No, it's the two conductive pieces in the flexible antenna bit that need to be submerged. They're the two silver sections you can see through the mesh.


----------



## Zilch (Oct 10, 2011)

sbd said:


> No, it's the two conductive pieces in the flexible antenna bit that need to be submerged. They're the two silver sections you can see through the mesh.


James the above is 100% correct  , you have been misled.

Steve


----------



## redmist (May 6, 2012)

Excellent thanks Steve/sbd, that sounds more like what i was expecting. I probably got the tutorial wrong. Its great to be able to access learned yak colleagues likes yourselve's.

Thanks heaps


----------



## Squidley (May 8, 2010)

Wait a minute, so you were out after dark last winter chasing snapper without one? :lol: props


----------



## BaysideKayakAngler (Mar 30, 2011)

avayak said:


> I wrap the velcro around a Hobie rear rod holder extender.


Won't work. :shock: 
You need both of the conductive pieces in the flexible antenna to be submerged. 
You'll only have one submerged at best. 
Scupper holes are your best bet.
Cheers.


----------



## sbd (Aug 18, 2006)

BaysideKayakAngler said:


> avayak said:
> 
> 
> > I wrap the velcro around a Hobie rear rod holder extender.
> ...


Does work, I do the same. You can tell if it's working, the green light is on and it zaps you if you touch it (don't use your genitals). If the conductors are not submerged, the light goes red and it beeps.


----------



## Squidley (May 8, 2010)

I don't think he leaves it strapped under the rudder bungee, Bayside


----------



## SharkShield (Sep 18, 2012)

Hi Guys, just thought we'd clarify this for you all.

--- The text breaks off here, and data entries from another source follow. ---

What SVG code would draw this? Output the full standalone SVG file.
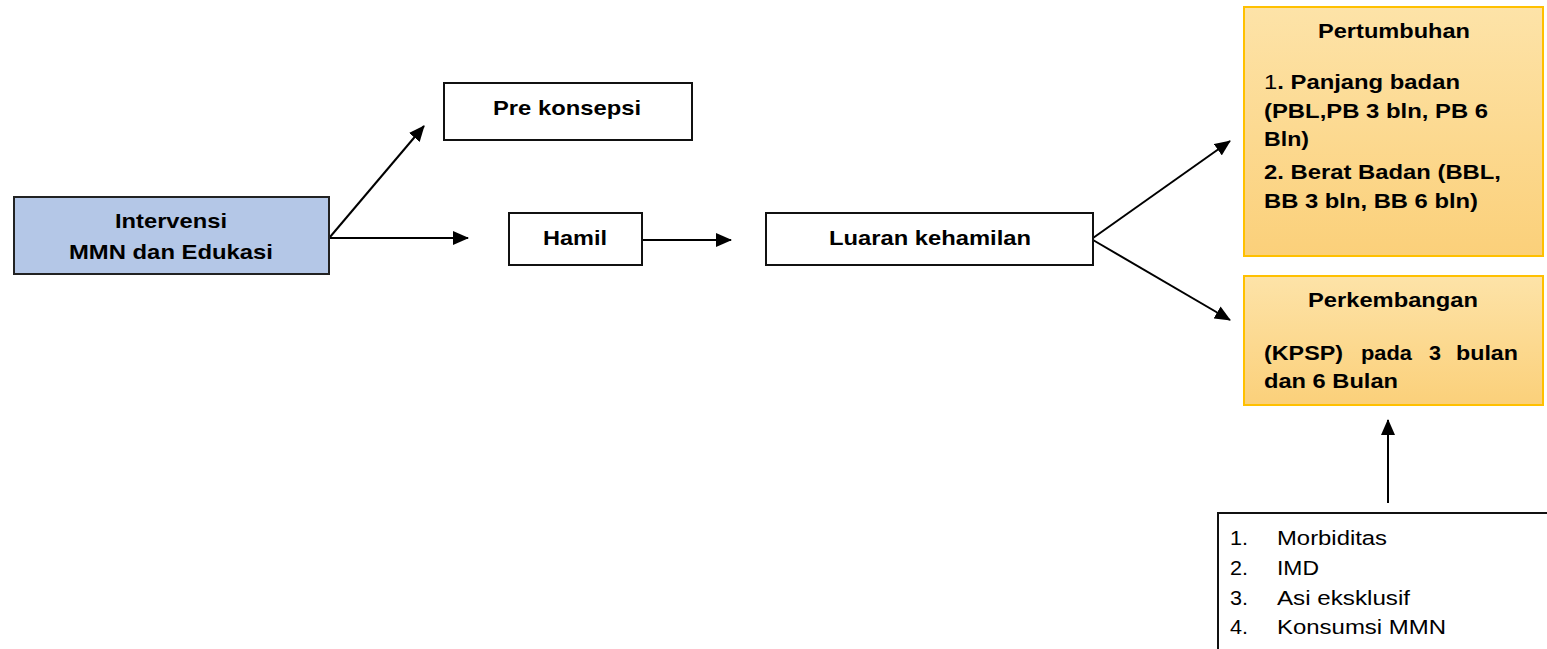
<svg xmlns="http://www.w3.org/2000/svg" width="1547" height="649" viewBox="0 0 1547 649">
<style>
.box{fill:#fff;stroke:#111;stroke-width:2}
.blue{fill:#b4c7e7;stroke:#222;stroke-width:2}
.orange{fill:url(#og);stroke:#ffc000;stroke-width:2}
.t{font-family:"Liberation Sans",Arial,sans-serif;font-size:20.5px;font-weight:bold;fill:#000}
.r{font-family:"Liberation Sans",Arial,sans-serif;font-size:20.5px;fill:#000}
.c{stroke:#000;stroke-width:2;fill:none;marker-end:url(#ah)}
</style>
<defs>
<linearGradient id="og" x1="0" y1="0" x2="0" y2="1">
<stop offset="0" stop-color="#fde3a8"/>
<stop offset="1" stop-color="#fbd07a"/>
</linearGradient>
<marker id="ah" viewBox="0 0 16 14" refX="15" refY="7" markerWidth="16" markerHeight="14" markerUnits="userSpaceOnUse" orient="auto">
<path d="M0,0 L16,7 L0,14 Z" fill="#000"/>
</marker>
</defs>
<g id="connectors">
<line class="c" x1="330" y1="237" x2="424" y2="126"/>
<line class="c" x1="330" y1="238" x2="468" y2="238"/>
<line class="c" x1="642" y1="240" x2="731" y2="240"/>
<line class="c" x1="1093" y1="238" x2="1230" y2="141"/>
<line class="c" x1="1093" y1="240" x2="1230" y2="320"/>
<line class="c" x1="1388" y1="503" x2="1388" y2="420"/>
</g>
<g id="intervensi">
<rect class="blue" x="14" y="197" width="315" height="77"/>
<text class="t" x="115" y="228" textLength="112" lengthAdjust="spacingAndGlyphs">Intervensi</text>
<text class="t" x="69" y="259" textLength="204" lengthAdjust="spacingAndGlyphs">MMN dan Edukasi</text>
</g>
<g id="prekonsepsi">
<rect class="box" x="444" y="83" width="248" height="57"/>
<text class="t" x="493" y="115" textLength="148" lengthAdjust="spacingAndGlyphs">Pre konsepsi</text>
</g>
<g id="hamil">
<rect class="box" x="509" y="213" width="133" height="52"/>
<text class="t" x="543" y="245" textLength="64" lengthAdjust="spacingAndGlyphs">Hamil</text>
</g>
<g id="luaran">
<rect class="box" x="766" y="213" width="327" height="52"/>
<text class="t" x="829" y="245" textLength="202" lengthAdjust="spacingAndGlyphs">Luaran kehamilan</text>
</g>
<g id="pertumbuhan">
<rect class="orange" x="1244" y="7" width="299" height="249"/>
<text class="t" x="1318" y="38" textLength="152" lengthAdjust="spacingAndGlyphs">Pertumbuhan</text>
<text class="t" x="1264" y="89" textLength="196" lengthAdjust="spacingAndGlyphs"><tspan font-weight="normal">1</tspan>. Panjang badan</text>
<text class="t" x="1264" y="118" textLength="224" lengthAdjust="spacingAndGlyphs">(PBL,PB 3 bln, PB 6</text>
<text class="t" x="1264" y="146" textLength="45" lengthAdjust="spacingAndGlyphs">Bln)</text>
<text class="t" x="1264" y="179" textLength="237" lengthAdjust="spacingAndGlyphs">2. Berat Badan (BBL,</text>
<text class="t" x="1264" y="208" textLength="214" lengthAdjust="spacingAndGlyphs">BB 3 bln, BB 6 bln)</text>
</g>
<g id="perkembangan">
<rect class="orange" x="1244" y="276" width="299" height="129"/>
<text class="t" x="1308" y="307" textLength="170" lengthAdjust="spacingAndGlyphs">Perkembangan</text>
<text class="t" y="360"><tspan x="1264" textLength="79" lengthAdjust="spacingAndGlyphs">(KPSP)</tspan><tspan x="1361" textLength="51" lengthAdjust="spacingAndGlyphs">pada</tspan><tspan x="1429" textLength="12" lengthAdjust="spacingAndGlyphs">3</tspan><tspan x="1456" textLength="62" lengthAdjust="spacingAndGlyphs">bulan</tspan></text>
<text class="t" x="1264" y="388" textLength="134" lengthAdjust="spacingAndGlyphs">dan 6 Bulan</text>
</g>
<g id="faktor">
<rect class="box" x="1218" y="513" width="340" height="150"/>
<text class="r" x="1230" y="545" textLength="18" lengthAdjust="spacingAndGlyphs">1.</text>
<text class="r" x="1277" y="545" textLength="110" lengthAdjust="spacingAndGlyphs">Morbiditas</text>
<text class="r" x="1230" y="575" textLength="18" lengthAdjust="spacingAndGlyphs">2.</text>
<text class="r" x="1277" y="575" textLength="42" lengthAdjust="spacingAndGlyphs">IMD</text>
<text class="r" x="1230" y="605" textLength="18" lengthAdjust="spacingAndGlyphs">3.</text>
<text class="r" x="1277" y="605" textLength="133" lengthAdjust="spacingAndGlyphs">Asi eksklusif</text>
<text class="r" x="1230" y="634" textLength="18" lengthAdjust="spacingAndGlyphs">4.</text>
<text class="r" x="1277" y="634" textLength="169" lengthAdjust="spacingAndGlyphs">Konsumsi MMN</text>
</g>
</svg>
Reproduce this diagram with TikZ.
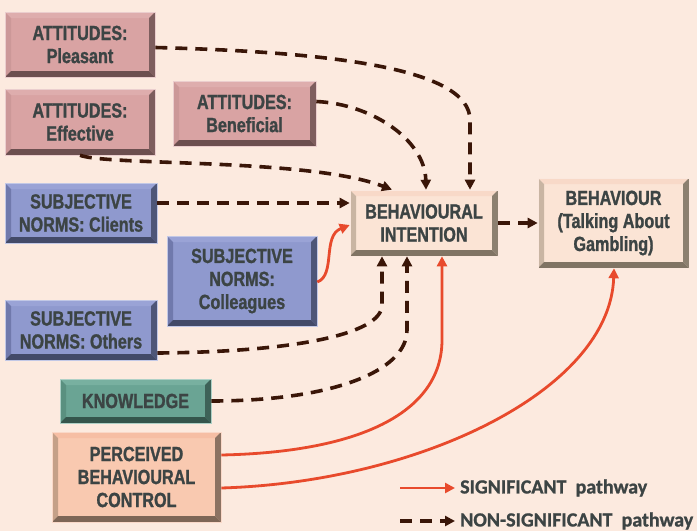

The only parts that need to be submerged are the two electrodes in the antenna (the silver parts). The entire unit does not need to be submerged.

The most common way to mount the FREEDOM7 is by either threading the antenna through the scupper hole (just make sure that both electrodes are in the water) and leaving the electronics module in the bottom of the kayak or by attaching the velcro pouch to the handle on your kayak (picture below).

Alternatively, you could also use a SURF7 and simply mount the included bracket to your kayak and let the antenna hang over the side. I've included a picture to better understand how to mount the SURF7 product (this is on a surf ski, but you get the idea).


----------



## redmist (May 6, 2012)

Squidley said:


> Wait a minute, so you were out after dark last winter chasing snapper without one? props


yeh chris was the one who was jumpn at every noise. decided i didn't want to be the first example used when people list 3 good reasons to invest in a s/shield


----------



## solatree (May 30, 2008)

avayak said:


> I wrap the velcro around a Hobie rear rod holder extender.


 This also what I do - ensuring both electrodes are in the water and the green light comes on. As well as the velrco, I also have a leash on mine - so two points of attachment - they are too expensive to drop overboard.


----------